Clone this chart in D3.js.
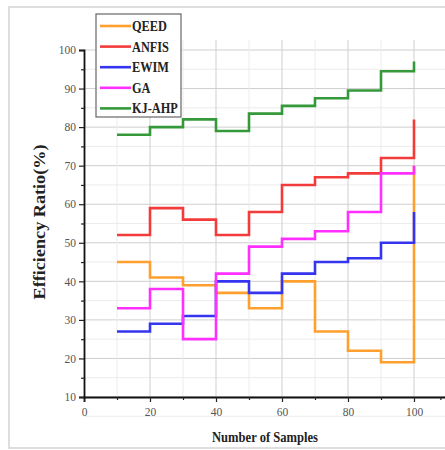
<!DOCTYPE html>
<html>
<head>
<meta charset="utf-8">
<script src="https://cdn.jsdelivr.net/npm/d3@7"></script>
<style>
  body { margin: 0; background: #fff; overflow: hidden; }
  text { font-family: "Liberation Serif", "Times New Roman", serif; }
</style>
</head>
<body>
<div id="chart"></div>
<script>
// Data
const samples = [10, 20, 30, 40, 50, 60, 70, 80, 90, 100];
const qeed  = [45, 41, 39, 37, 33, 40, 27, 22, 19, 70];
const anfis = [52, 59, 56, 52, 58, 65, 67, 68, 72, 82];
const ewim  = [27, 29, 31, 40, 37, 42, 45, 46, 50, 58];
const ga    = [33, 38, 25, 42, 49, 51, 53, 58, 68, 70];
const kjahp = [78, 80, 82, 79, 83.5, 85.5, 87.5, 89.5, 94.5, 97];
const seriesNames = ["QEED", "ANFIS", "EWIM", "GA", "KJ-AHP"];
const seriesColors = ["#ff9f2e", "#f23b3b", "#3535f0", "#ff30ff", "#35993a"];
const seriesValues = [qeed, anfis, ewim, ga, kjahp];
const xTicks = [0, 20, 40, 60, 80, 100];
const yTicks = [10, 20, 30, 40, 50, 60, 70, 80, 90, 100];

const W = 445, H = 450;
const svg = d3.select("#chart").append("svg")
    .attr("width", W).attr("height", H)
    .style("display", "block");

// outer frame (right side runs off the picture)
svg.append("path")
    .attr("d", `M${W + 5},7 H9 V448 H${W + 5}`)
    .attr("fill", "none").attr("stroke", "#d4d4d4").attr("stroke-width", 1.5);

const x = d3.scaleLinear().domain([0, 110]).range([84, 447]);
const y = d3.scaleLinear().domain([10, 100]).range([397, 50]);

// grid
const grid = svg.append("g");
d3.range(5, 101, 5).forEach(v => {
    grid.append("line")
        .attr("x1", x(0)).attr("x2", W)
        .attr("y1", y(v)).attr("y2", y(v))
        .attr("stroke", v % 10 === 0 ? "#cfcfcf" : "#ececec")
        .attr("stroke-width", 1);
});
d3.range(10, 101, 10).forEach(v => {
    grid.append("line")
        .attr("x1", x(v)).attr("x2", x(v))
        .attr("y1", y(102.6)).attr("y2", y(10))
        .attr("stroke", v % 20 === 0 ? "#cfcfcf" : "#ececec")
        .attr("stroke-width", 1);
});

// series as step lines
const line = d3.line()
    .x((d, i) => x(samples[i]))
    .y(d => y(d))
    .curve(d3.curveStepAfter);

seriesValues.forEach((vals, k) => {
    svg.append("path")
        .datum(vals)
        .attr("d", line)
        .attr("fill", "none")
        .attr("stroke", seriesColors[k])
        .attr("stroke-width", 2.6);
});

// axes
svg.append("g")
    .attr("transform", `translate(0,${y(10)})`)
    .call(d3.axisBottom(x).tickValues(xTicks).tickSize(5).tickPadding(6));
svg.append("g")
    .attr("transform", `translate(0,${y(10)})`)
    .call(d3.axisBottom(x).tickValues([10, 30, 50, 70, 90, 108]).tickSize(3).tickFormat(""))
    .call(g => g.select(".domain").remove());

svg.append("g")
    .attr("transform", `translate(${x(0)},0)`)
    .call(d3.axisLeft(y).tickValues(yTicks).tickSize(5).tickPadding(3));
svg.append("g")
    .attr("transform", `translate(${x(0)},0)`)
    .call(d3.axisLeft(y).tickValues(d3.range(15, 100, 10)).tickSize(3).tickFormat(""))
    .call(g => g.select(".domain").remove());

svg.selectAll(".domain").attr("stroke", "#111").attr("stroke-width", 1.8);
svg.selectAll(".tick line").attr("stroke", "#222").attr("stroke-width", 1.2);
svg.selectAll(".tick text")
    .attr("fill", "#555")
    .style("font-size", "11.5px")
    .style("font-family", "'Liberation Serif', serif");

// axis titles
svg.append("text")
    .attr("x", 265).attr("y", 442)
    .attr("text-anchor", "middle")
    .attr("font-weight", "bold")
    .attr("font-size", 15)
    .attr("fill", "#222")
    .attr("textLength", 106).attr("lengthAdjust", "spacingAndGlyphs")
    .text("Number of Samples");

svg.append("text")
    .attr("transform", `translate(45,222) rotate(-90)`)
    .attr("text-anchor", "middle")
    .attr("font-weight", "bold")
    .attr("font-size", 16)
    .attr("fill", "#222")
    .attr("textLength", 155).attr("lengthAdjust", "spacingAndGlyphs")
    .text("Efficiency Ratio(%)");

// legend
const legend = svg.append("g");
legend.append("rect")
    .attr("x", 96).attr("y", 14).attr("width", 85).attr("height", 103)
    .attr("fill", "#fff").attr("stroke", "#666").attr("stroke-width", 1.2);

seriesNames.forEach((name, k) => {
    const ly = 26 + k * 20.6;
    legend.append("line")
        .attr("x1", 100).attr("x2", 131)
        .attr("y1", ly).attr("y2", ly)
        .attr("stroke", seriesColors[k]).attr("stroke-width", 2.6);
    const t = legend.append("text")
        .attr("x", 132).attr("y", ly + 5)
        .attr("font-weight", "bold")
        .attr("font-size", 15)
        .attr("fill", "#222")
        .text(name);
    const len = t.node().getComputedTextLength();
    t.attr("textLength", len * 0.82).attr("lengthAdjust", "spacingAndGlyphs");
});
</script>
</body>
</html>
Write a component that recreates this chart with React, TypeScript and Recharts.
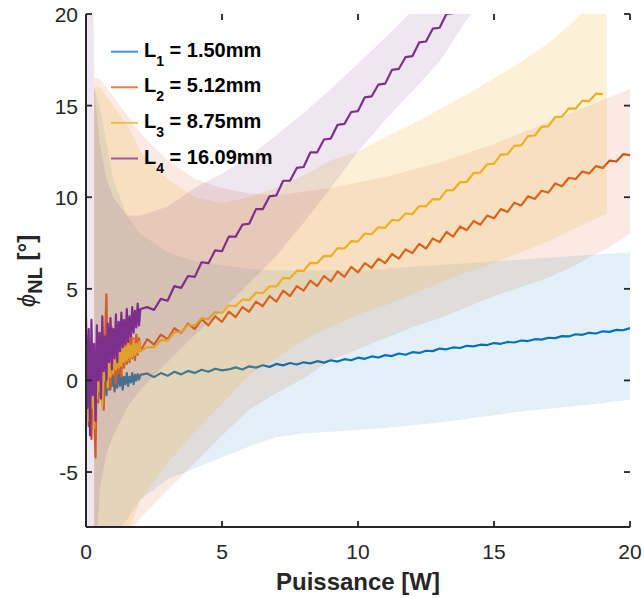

------------

* _What you need to do_: Give every line above again exactly, with no pictures.

* _Problem solution_:
Clone this chart in D3.js.
<!DOCTYPE html>
<html>
<head>
<meta charset="utf-8">
<script src="https://cdn.jsdelivr.net/npm/d3@7"></script>
<style>
  body { margin: 0; background: #fff; overflow: hidden; }
  text { font-family: "Liberation Serif", "Times New Roman", serif; }
</style>
</head>
<body>
<div id="chart"></div>
<script>
// Data
const samples = [10, 20, 30, 40, 50, 60, 70, 80, 90, 100];
const qeed  = [45, 41, 39, 37, 33, 40, 27, 22, 19, 70];
const anfis = [52, 59, 56, 52, 58, 65, 67, 68, 72, 82];
const ewim  = [27, 29, 31, 40, 37, 42, 45, 46, 50, 58];
const ga    = [33, 38, 25, 42, 49, 51, 53, 58, 68, 70];
const kjahp = [78, 80, 82, 79, 83.5, 85.5, 87.5, 89.5, 94.5, 97];
const seriesNames = ["QEED", "ANFIS", "EWIM", "GA", "KJ-AHP"];
const seriesColors = ["#ff9f2e", "#f23b3b", "#3535f0", "#ff30ff", "#35993a"];
const seriesValues = [qeed, anfis, ewim, ga, kjahp];
const xTicks = [0, 20, 40, 60, 80, 100];
const yTicks = [10, 20, 30, 40, 50, 60, 70, 80, 90, 100];

const W = 445, H = 450;
const svg = d3.select("#chart").append("svg")
    .attr("width", W).attr("height", H)
    .style("display", "block");

// outer frame (right side runs off the picture)
svg.append("path")
    .attr("d", `M${W + 5},7 H9 V448 H${W + 5}`)
    .attr("fill", "none").attr("stroke", "#d4d4d4").attr("stroke-width", 1.5);

const x = d3.scaleLinear().domain([0, 110]).range([84, 447]);
const y = d3.scaleLinear().domain([10, 100]).range([397, 50]);

// grid
const grid = svg.append("g");
d3.range(5, 101, 5).forEach(v => {
    grid.append("line")
        .attr("x1", x(0)).attr("x2", W)
        .attr("y1", y(v)).attr("y2", y(v))
        .attr("stroke", v % 10 === 0 ? "#cfcfcf" : "#ececec")
        .attr("stroke-width", 1);
});
d3.range(10, 101, 10).forEach(v => {
    grid.append("line")
        .attr("x1", x(v)).attr("x2", x(v))
        .attr("y1", y(102.6)).attr("y2", y(10))
        .attr("stroke", v % 20 === 0 ? "#cfcfcf" : "#ececec")
        .attr("stroke-width", 1);
});

// series as step lines
const line = d3.line()
    .x((d, i) => x(samples[i]))
    .y(d => y(d))
    .curve(d3.curveStepAfter);

seriesValues.forEach((vals, k) => {
    svg.append("path")
        .datum(vals)
        .attr("d", line)
        .attr("fill", "none")
        .attr("stroke", seriesColors[k])
        .attr("stroke-width", 2.6);
});

// axes
svg.append("g")
    .attr("transform", `translate(0,${y(10)})`)
    .call(d3.axisBottom(x).tickValues(xTicks).tickSize(5).tickPadding(6));
svg.append("g")
    .attr("transform", `translate(0,${y(10)})`)
    .call(d3.axisBottom(x).tickValues([10, 30, 50, 70, 90, 108]).tickSize(3).tickFormat(""))
    .call(g => g.select(".domain").remove());

svg.append("g")
    .attr("transform", `translate(${x(0)},0)`)
    .call(d3.axisLeft(y).tickValues(yTicks).tickSize(5).tickPadding(3));
svg.append("g")
    .attr("transform", `translate(${x(0)},0)`)
    .call(d3.axisLeft(y).tickValues(d3.range(15, 100, 10)).tickSize(3).tickFormat(""))
    .call(g => g.select(".domain").remove());

svg.selectAll(".domain").attr("stroke", "#111").attr("stroke-width", 1.8);
svg.selectAll(".tick line").attr("stroke", "#222").attr("stroke-width", 1.2);
svg.selectAll(".tick text")
    .attr("fill", "#555")
    .style("font-size", "11.5px")
    .style("font-family", "'Liberation Serif', serif");

// axis titles
svg.append("text")
    .attr("x", 265).attr("y", 442)
    .attr("text-anchor", "middle")
    .attr("font-weight", "bold")
    .attr("font-size", 15)
    .attr("fill", "#222")
    .attr("textLength", 106).attr("lengthAdjust", "spacingAndGlyphs")
    .text("Number of Samples");

svg.append("text")
    .attr("transform", `translate(45,222) rotate(-90)`)
    .attr("text-anchor", "middle")
    .attr("font-weight", "bold")
    .attr("font-size", 16)
    .attr("fill", "#222")
    .attr("textLength", 155).attr("lengthAdjust", "spacingAndGlyphs")
    .text("Efficiency Ratio(%)");

// legend
const legend = svg.append("g");
legend.append("rect")
    .attr("x", 96).attr("y", 14).attr("width", 85).attr("height", 103)
    .attr("fill", "#fff").attr("stroke", "#666").attr("stroke-width", 1.2);

seriesNames.forEach((name, k) => {
    const ly = 26 + k * 20.6;
    legend.append("line")
        .attr("x1", 100).attr("x2", 131)
        .attr("y1", ly).attr("y2", ly)
        .attr("stroke", seriesColors[k]).attr("stroke-width", 2.6);
    const t = legend.append("text")
        .attr("x", 132).attr("y", ly + 5)
        .attr("font-weight", "bold")
        .attr("font-size", 15)
        .attr("fill", "#222")
        .text(name);
    const len = t.node().getComputedTextLength();
    t.attr("textLength", len * 0.82).attr("lengthAdjust", "spacingAndGlyphs");
});
</script>
</body>
</html>
Write a component that recreates this chart with React, TypeScript and Recharts.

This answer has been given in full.